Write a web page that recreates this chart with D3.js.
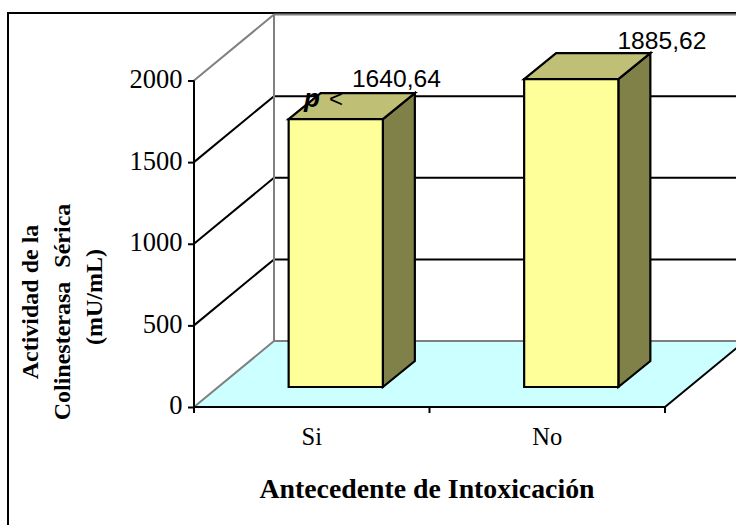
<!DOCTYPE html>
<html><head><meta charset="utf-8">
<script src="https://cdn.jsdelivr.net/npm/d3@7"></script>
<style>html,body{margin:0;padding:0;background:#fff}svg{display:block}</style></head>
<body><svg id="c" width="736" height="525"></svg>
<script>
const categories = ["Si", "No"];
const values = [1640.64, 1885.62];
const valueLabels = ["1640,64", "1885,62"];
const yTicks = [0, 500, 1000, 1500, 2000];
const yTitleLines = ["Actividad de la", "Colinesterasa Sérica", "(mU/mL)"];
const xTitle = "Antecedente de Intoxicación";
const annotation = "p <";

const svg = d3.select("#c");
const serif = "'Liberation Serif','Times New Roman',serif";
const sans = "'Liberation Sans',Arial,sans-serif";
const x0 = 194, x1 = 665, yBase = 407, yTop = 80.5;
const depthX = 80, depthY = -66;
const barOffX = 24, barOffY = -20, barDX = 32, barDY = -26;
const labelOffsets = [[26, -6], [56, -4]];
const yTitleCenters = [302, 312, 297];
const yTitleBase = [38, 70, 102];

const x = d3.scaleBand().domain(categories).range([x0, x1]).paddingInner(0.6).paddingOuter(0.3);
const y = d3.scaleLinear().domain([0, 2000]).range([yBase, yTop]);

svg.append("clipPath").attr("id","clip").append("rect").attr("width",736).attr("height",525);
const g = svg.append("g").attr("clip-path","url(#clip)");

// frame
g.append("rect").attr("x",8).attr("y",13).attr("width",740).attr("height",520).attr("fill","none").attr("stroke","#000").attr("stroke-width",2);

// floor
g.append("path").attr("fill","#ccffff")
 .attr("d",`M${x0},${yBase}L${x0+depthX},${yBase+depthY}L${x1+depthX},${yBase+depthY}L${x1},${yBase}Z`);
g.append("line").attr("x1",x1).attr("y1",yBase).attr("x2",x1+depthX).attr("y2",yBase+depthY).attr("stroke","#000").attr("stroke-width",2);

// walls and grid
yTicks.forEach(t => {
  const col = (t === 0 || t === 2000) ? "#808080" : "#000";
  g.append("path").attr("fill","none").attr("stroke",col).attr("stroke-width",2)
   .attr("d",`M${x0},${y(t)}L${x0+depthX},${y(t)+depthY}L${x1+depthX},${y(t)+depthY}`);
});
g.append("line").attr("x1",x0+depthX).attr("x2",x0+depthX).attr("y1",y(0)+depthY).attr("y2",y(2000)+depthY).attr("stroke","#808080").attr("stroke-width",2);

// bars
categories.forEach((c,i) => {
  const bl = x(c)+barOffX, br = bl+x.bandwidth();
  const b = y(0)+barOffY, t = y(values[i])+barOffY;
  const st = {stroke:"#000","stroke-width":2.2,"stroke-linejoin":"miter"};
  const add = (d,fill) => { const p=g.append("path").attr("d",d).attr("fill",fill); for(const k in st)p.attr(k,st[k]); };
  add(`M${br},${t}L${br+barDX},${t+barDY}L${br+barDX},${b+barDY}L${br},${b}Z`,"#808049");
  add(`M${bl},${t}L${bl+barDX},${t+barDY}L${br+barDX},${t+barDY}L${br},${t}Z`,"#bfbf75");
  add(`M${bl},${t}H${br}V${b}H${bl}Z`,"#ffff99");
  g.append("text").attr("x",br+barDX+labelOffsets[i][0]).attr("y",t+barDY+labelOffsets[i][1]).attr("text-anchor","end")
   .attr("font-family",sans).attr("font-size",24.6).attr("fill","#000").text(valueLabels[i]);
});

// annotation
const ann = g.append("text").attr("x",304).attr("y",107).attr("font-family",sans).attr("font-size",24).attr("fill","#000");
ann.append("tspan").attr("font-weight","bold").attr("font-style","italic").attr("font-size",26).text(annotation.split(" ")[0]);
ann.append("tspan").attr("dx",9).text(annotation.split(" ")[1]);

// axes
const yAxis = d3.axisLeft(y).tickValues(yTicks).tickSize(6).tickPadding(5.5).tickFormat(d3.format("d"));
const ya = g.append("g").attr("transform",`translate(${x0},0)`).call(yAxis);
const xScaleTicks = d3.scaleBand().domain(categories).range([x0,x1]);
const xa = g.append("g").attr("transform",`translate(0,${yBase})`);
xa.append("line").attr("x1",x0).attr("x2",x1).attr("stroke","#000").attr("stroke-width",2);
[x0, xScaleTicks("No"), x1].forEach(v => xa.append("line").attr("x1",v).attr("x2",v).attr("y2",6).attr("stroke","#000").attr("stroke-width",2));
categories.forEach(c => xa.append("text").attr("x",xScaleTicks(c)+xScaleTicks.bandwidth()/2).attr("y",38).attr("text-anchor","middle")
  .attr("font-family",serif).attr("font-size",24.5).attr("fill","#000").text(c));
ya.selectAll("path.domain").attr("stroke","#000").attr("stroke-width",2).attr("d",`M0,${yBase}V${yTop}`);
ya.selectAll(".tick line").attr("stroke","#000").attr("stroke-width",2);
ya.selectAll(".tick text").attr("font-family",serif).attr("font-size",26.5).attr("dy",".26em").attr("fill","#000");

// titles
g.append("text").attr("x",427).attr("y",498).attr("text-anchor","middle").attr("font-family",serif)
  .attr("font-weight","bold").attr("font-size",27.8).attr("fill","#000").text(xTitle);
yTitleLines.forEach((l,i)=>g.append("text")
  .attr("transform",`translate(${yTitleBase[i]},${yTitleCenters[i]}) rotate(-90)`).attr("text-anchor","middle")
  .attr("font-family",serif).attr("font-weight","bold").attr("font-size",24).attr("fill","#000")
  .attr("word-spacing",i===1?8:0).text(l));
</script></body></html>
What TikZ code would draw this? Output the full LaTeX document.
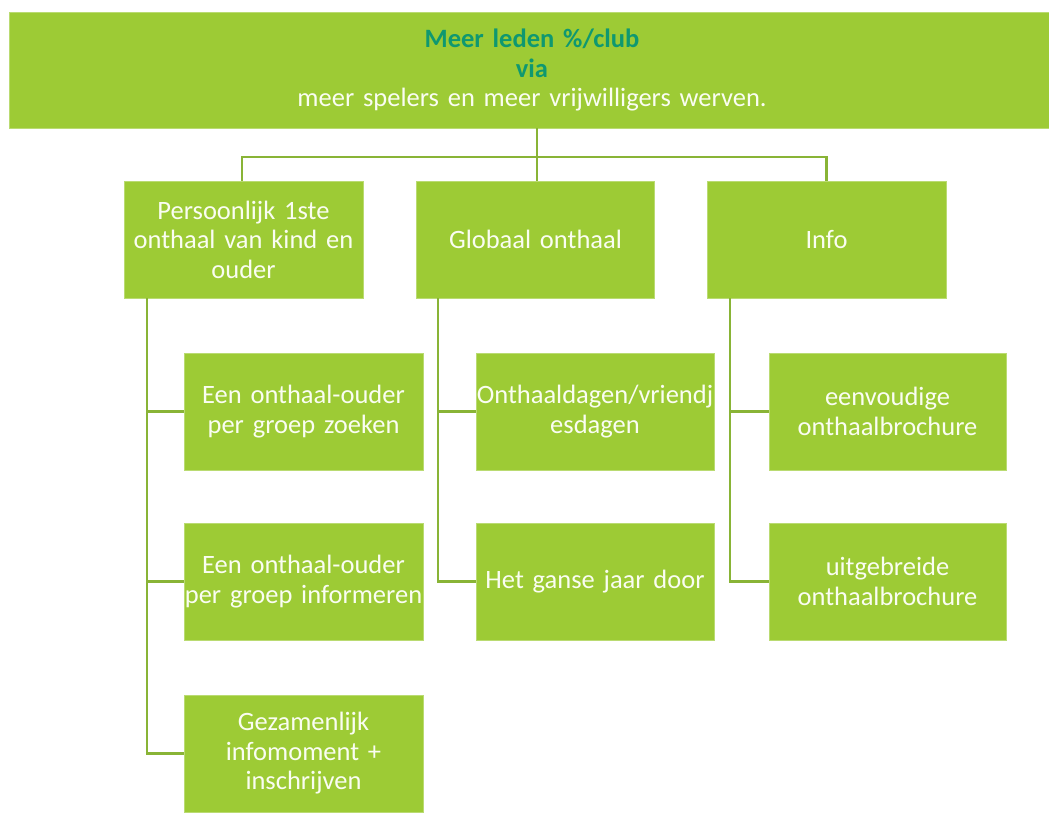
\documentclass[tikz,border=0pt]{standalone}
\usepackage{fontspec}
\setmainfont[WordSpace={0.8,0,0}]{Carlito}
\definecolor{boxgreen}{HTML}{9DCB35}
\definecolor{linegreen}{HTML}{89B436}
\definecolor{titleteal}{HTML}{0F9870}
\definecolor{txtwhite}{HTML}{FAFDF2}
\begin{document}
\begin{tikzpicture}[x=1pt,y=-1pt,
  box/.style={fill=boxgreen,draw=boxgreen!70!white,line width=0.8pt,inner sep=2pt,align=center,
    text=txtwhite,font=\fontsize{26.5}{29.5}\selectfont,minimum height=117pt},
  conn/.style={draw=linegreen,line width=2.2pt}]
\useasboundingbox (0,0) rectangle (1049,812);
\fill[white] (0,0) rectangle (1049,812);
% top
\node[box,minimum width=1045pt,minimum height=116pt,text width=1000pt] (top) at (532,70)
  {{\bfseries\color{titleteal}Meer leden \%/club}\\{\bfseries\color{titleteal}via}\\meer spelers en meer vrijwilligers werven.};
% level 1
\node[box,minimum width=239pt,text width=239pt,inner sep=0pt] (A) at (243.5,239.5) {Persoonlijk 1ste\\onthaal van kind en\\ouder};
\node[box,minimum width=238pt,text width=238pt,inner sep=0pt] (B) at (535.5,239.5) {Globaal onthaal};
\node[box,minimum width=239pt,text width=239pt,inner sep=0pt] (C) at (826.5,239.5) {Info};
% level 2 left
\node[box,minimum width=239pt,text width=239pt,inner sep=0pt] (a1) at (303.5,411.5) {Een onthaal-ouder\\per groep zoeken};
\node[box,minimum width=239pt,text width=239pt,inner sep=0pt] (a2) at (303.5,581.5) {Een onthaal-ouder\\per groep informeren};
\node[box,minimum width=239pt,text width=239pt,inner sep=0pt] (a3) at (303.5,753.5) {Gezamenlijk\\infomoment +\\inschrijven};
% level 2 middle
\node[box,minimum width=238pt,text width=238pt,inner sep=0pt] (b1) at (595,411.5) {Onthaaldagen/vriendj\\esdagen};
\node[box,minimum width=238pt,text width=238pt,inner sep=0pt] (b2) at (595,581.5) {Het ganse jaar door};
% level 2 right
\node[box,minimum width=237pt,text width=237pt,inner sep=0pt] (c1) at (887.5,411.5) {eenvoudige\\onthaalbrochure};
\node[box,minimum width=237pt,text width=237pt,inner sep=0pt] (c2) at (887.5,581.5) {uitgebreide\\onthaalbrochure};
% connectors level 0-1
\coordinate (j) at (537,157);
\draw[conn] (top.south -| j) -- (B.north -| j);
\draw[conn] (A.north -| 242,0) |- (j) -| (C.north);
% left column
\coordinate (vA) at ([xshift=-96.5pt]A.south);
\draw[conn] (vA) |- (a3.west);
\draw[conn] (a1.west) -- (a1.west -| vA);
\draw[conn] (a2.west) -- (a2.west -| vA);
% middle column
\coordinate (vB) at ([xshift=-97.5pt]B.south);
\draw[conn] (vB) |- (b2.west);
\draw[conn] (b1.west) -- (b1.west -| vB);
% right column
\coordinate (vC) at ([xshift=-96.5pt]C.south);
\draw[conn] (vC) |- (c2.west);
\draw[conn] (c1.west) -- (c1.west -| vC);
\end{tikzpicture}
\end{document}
* * *
### [Problem to work on]
Which lines include "this"? Copy each of them out.

### [Complete response]
Write a web page that recreates this chart with D3.js.
What TikZ code would draw this? Output the full LaTeX document.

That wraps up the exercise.